How exactly to go about carrying on this program was not initially clear. Noel himself had very little concrete to say about this question to the eventual dismay of many of us, a reason that a good number of us became increasingly critical of his formulations. Yet, this question was also highly entwined with the question of how to organize at the workplace.
Workplace Strategy
Noel, as mentioned previously, when he was prominent in SDS was not a student, but a factory worker. When STO began, he worked briefly as a tool and die maker for IH Tractor works until it shut down, eventually getting a job at U.S. Steel in Gary where he remained for many years. He was never with me at IH Melrose Park Works as some have suggested. Noel always developed lots of contacts, but never, as far as I know, ever organized by himself or with others, any type of activist group where he worked. This, I would suggest, fits in with his vision as an observer, not a transformer of working class life, brilliantly laid out in his posthumous bio, which I will suggest in what follows, is consistent both with his view of “white skin privilege” and of how he thought workers might organize in a radical way.
We started with an analysis of trade unions under capitalism, beginning with Gramsci’s insights about unions being organizations of class compromise, playing as Marx argued (especially in the Communist Manifesto and in Wage Labor and Capital) many positive roles for workers, but being unsuitable for playing a revolutionary role in leading workers as a class in more radical directions.
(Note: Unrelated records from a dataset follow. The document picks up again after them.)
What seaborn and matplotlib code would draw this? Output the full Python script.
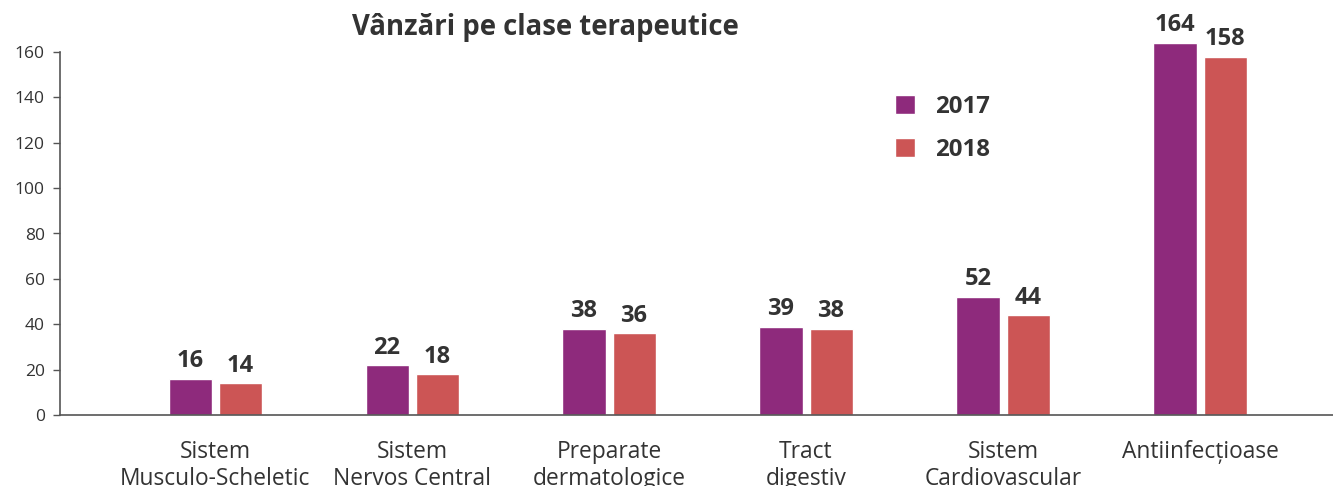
"""Sales by therapeutic class, 2017 vs 2018."""

import matplotlib
matplotlib.use("Agg")
import matplotlib.pyplot as plt
import pandas as pd
import seaborn as sns

categories = [
    "Sistem\nMusculo-Scheletic",
    "Sistem\nNervos Central",
    "Preparate\ndermatologice",
    "Tract\ndigestiv",
    "Sistem\nCardiovascular",
    "Antiinfecțioase",
]
sales_2017 = [16, 22, 38, 39, 52, 164]
sales_2018 = [14, 18, 36, 38, 44, 158]
years = ["2017", "2018"]
colors = ["#8E2A7C", "#CC5555"]

df = pd.DataFrame({
    "Clasa": categories * 2,
    "An": [years[0]] * len(categories) + [years[1]] * len(categories),
    "Vanzari": sales_2017 + sales_2018,
})

sns.set_theme(style="white")
plt.rcParams["font.family"] = ["Open Sans", "DejaVu Sans"]
text_color = "#333333"

# axis: y=0 at 415 px, y=160 at 52 px -> extend axes to the top of the figure
px_per_unit = (415 - 52) / 160
ymax = 415 / px_per_unit

fig = plt.figure(figsize=(13.33, 4.86), dpi=100)
ax = fig.add_axes([60 / 1333, 1 - 415 / 486, 1 - 60 / 1333, 415 / 486])

sns.barplot(
    data=df, x="Clasa", y="Vanzari", hue="An",
    palette=colors, width=0.508, gap=0.14, saturation=1, ax=ax,
)

for container in ax.containers:
    ax.bar_label(container, padding=4, fontsize=17, fontweight="bold", color=text_color)

ax.set_xlim(-0.787, 5.675)
ax.set_ylim(0, ymax)
ax.set_yticks(range(0, 161, 20))
ax.set_xlabel("")
ax.set_ylabel("")

for side in ["top", "right"]:
    ax.spines[side].set_visible(False)
for side in ["left", "bottom"]:
    ax.spines[side].set_color("#555555")
    ax.spines[side].set_linewidth(1.2)
ax.spines["left"].set_bounds(0, 160)

ax.tick_params(axis="y", left=True, length=5, width=1, color="#555555",
               labelsize=12.5, labelcolor=text_color, pad=6)
ax.tick_params(axis="x", bottom=False, labelsize=16.4, labelcolor=text_color, pad=12)
for label in ax.get_xticklabels():
    label.set_linespacing(1.15)
    label.set_verticalalignment("top")

leg = ax.legend(
    loc="upper left", bbox_to_anchor=(813 / 1273, 1 - 73 / 415),
    frameon=False, handlelength=0.85, handleheight=0.85, handletextpad=0.85,
    labelspacing=0.8, prop={"size": 17.3, "weight": "bold"},
)
for text in leg.get_texts():
    text.set_color(text_color)

fig.text(545 / 1333, 1 - 28 / 486, "Vânzări pe clase terapeutice",
         ha="center", va="center", fontsize=19.8, fontweight="bold", color=text_color)

fig.savefig("out.png", dpi=100)
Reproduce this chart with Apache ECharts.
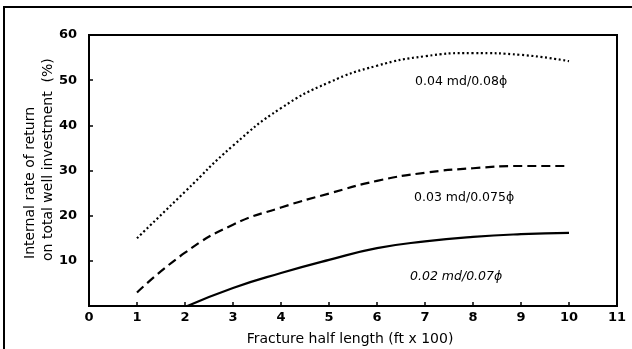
<!DOCTYPE html>
<html>
<head>
<meta charset="utf-8">
<script src="https://cdn.jsdelivr.net/npm/echarts@6/dist/echarts.min.js"></script>
<style>
  html, body { margin: 0; padding: 0; background: #fff; }
  #chart { width: 632px; height: 349px; }
</style>
</head>
<body>
<div id="chart"></div>
<script>
// Fracture half length (ft x 100)
const xTicks = [0, 1, 2, 3, 4, 5, 6, 7, 8, 9, 10, 11];
const yTicks = [10, 20, 30, 40, 50, 60];

// 0.04 md / 0.08 porosity
const permHighX = [1, 2, 3, 4, 5, 6, 7, 8, 9, 10];
const permHighY = [15, 25.3, 35.5, 43.8, 49.5, 53.2, 55.3, 56, 55.6, 54.2];

// 0.03 md / 0.075 porosity
const permMidX = [1, 2, 3, 4, 5, 6, 7, 8, 9, 10];
const permMidY = [3, 11.8, 18, 21.8, 24.9, 27.7, 29.5, 30.5, 31, 31];

// 0.02 md / 0.07 porosity
const permLowX = [2.05, 3, 4, 5, 6, 7, 8, 9, 10];
const permLowY = [0, 4, 7.3, 10.2, 12.8, 14.3, 15.3, 15.9, 16.2];

const seriesLabels = ['0.04 md/0.08\u03d5', '0.03 md/0.075\u03d5', '0.02 md/0.07\u03d5'];

const pairs = (xs, ys) => xs.map((x, i) => [x, ys[i]]);

const FONT = '"DejaVu Sans", "Liberation Sans", sans-serif';
const chart = echarts.init(document.getElementById('chart'), null, { renderer: 'canvas' });

chart.setOption({
  animation: false,
  backgroundColor: '#fff',
  grid: {
    left: 89, right: 15, top: 35, bottom: 43,
    show: true, borderColor: '#000', borderWidth: 2, backgroundColor: 'transparent'
  },
  xAxis: {
    type: 'value', min: 0, max: 11, interval: 1,
    axisLine: { lineStyle: { color: '#000', width: 2 } },
    axisTick: { inside: true, length: 4, lineStyle: { color: '#000', width: 1.5 } },
    axisLabel: {
      color: '#000', fontFamily: FONT, fontSize: 13, fontWeight: 'bold', margin: 5,
      formatter: v => (xTicks.includes(v) ? String(v) : '')
    },
    splitLine: { show: false }
  },
  yAxis: {
    type: 'value', min: 0, max: 60, interval: 10,
    axisLine: { lineStyle: { color: '#000', width: 2 } },
    axisTick: { inside: true, length: 4, lineStyle: { color: '#000', width: 1.5 } },
    axisLabel: {
      color: '#000', fontFamily: FONT, fontSize: 13, fontWeight: 'bold', margin: 12,
      formatter: v => (yTicks.includes(v) ? String(v) : '')
    },
    splitLine: { show: false }
  },
  series: [
    {
      type: 'line', data: pairs(permHighX, permHighY), smooth: true, symbol: 'none',
      lineStyle: { color: '#000', width: 2.2, type: [2, 2.6] }
    },
    {
      type: 'line', data: pairs(permMidX, permMidY), smooth: true, symbol: 'none',
      lineStyle: { color: '#000', width: 2.2, type: [9, 5] }
    },
    {
      type: 'line', data: pairs(permLowX, permLowY), smooth: true, symbol: 'none',
      lineStyle: { color: '#000', width: 2.2 }
    }
  ],
  graphic: [
    // outer frame
    { type: 'rect', silent: true, shape: { x: 4, y: 7, width: 700, height: 400 },
      style: { fill: 'none', stroke: '#000', lineWidth: 2 } },
    // y axis title (two rotated lines)
    { type: 'text', x: 30, y: 259, rotation: Math.PI / 2,
      style: { text: 'Internal rate of return', font: '14px ' + FONT, fill: '#000',
               textAlign: 'left', textVerticalAlign: 'middle' } },
    { type: 'text', x: 48, y: 261, rotation: Math.PI / 2,
      style: { text: 'on total well investment  (%)', font: '14px ' + FONT, fill: '#000',
               textAlign: 'left', textVerticalAlign: 'middle' } },
    // x axis title
    { type: 'text', x: 350, y: 339,
      style: { text: 'Fracture half length (ft x 100)', font: '14px ' + FONT, fill: '#000',
               textAlign: 'center', textVerticalAlign: 'middle' } },
    // curve labels
    { type: 'text', x: 415, y: 82,
      style: { text: seriesLabels[0], font: '12.5px ' + FONT, fill: '#000',
               textAlign: 'left', textVerticalAlign: 'middle' } },
    { type: 'text', x: 414, y: 198,
      style: { text: seriesLabels[1], font: '12.5px ' + FONT, fill: '#000',
               textAlign: 'left', textVerticalAlign: 'middle' } },
    { type: 'text', x: 410, y: 277,
      style: { text: seriesLabels[2], font: 'italic 12.5px ' + FONT, fill: '#000',
               textAlign: 'left', textVerticalAlign: 'middle' } }
  ]
});
</script>
</body>
</html>
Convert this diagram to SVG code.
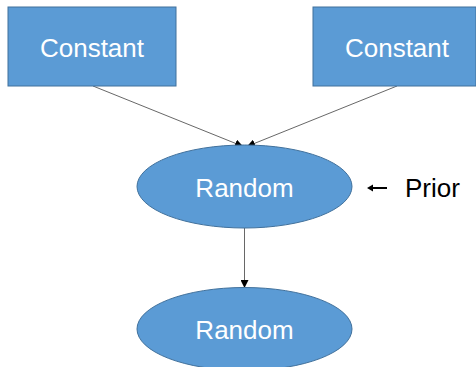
<svg xmlns="http://www.w3.org/2000/svg" width="476" height="367" viewBox="0 0 476 367">
<defs>
<style>
.box{fill:#5B9BD5;stroke:#41719C;stroke-width:1}
.lbl{font-family:"Liberation Sans",Arial,sans-serif;font-size:26px;fill:#FFFFFF;text-anchor:middle}
.edge{stroke:#404040;stroke-width:0.8;fill:none;marker-end:url(#ah)}
.note{font-family:"Liberation Sans",Arial,sans-serif;font-size:26px;fill:#000000}
</style>
<marker id="ah" markerWidth="8" markerHeight="8" refX="7" refY="4" orient="auto" markerUnits="userSpaceOnUse">
<path d="M0,0 L8,4 L0,8 Z" fill="#000"/>
</marker>
</defs>
<rect width="476" height="367" fill="#FFFFFF"/>
<g id="connectors">
<line class="edge" x1="93" y1="86" x2="242" y2="146"/>
<line class="edge" x1="397" y1="86" x2="248" y2="146"/>
<line class="edge" x1="244.5" y1="228" x2="244.5" y2="287"/>
</g>
<g id="constant1">
<rect class="box" x="8" y="7" width="168" height="79"/>
<text class="lbl" x="92" y="57">Constant</text>
</g>
<g id="constant2">
<rect class="box" x="313" y="7" width="163" height="79"/>
<text class="lbl" x="397" y="57">Constant</text>
</g>
<g id="random1">
<ellipse class="box" cx="244.5" cy="186.5" rx="107.5" ry="41.5"/>
<text class="lbl" x="244.5" y="197">Random</text>
</g>
<g id="random2">
<ellipse class="box" cx="244.5" cy="329" rx="107.5" ry="41.5"/>
<text class="lbl" x="244.5" y="339">Random</text>
</g>
<g id="prior">
<line x1="369" y1="188" x2="387" y2="188" stroke="#000" stroke-width="2"/>
<path d="M367,188 L373,184.5 L373,191.5 Z" fill="#000"/>
<text class="note" x="405" y="197">Prior</text>
</g>
</svg>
Gramsci analyzed the role of unions and the need to transcend them with new organizations, during the Bolshevik Revolution in Russia in 1918, and the failed revolutionary upsurge of 1919 in Italy. We saw similar aspects in France in 1968, and Italy in 1969, as radical, perhaps semi-revolutionary, struggles were undermined by Communist-led union leaderships who used the struggles as bargaining chips for trade union demands but undermined the broader demands and struggles for power of millions of workers.
We thus argued for, and proposed the setting up of, independent workplace organizations in unionized and non-unionized places. These organizations were to be independent, supported and run by workers themselves, and to put out in-plant informational and agitational papers, in good part written by in-plant workers.
We drew first on the tradition of the IWW (Industrial Workers of the World) but were critical that they did not put the fight against white supremacy explicitly in the forefront, although they did challenge discrimination militantly when it interfered with their solidaristic organizing. I, too, read everything I could by and about the IWW. Some of the Wobs from the old days were still around in Chicago at this time, in their seventies and eighties, in their headquarters on Halsted, just north of Fullerton, with an old luncheonette below their offices, where some of them hung out, within a short walking distance from where I lived for a few years. While the IWW at times formed stable workplace organizations, like the longshore union in Philadelphia led by Black radical Ben Fletcher, their main thrust was syndicalist, the building of so-called revolutionary unions which conflated the goals of trade union struggles and revolutionary projects, usually leading to the rapid disintegration of their trade union organizations.
Not finding the STO analysis very complete, I began what was to become a lifelong endeavor, studying previous left-wing and more mainstream organizing, beginning with William Z. Foster, who along with Eugene Debs, had been the premier radical labor organizer in the U.S.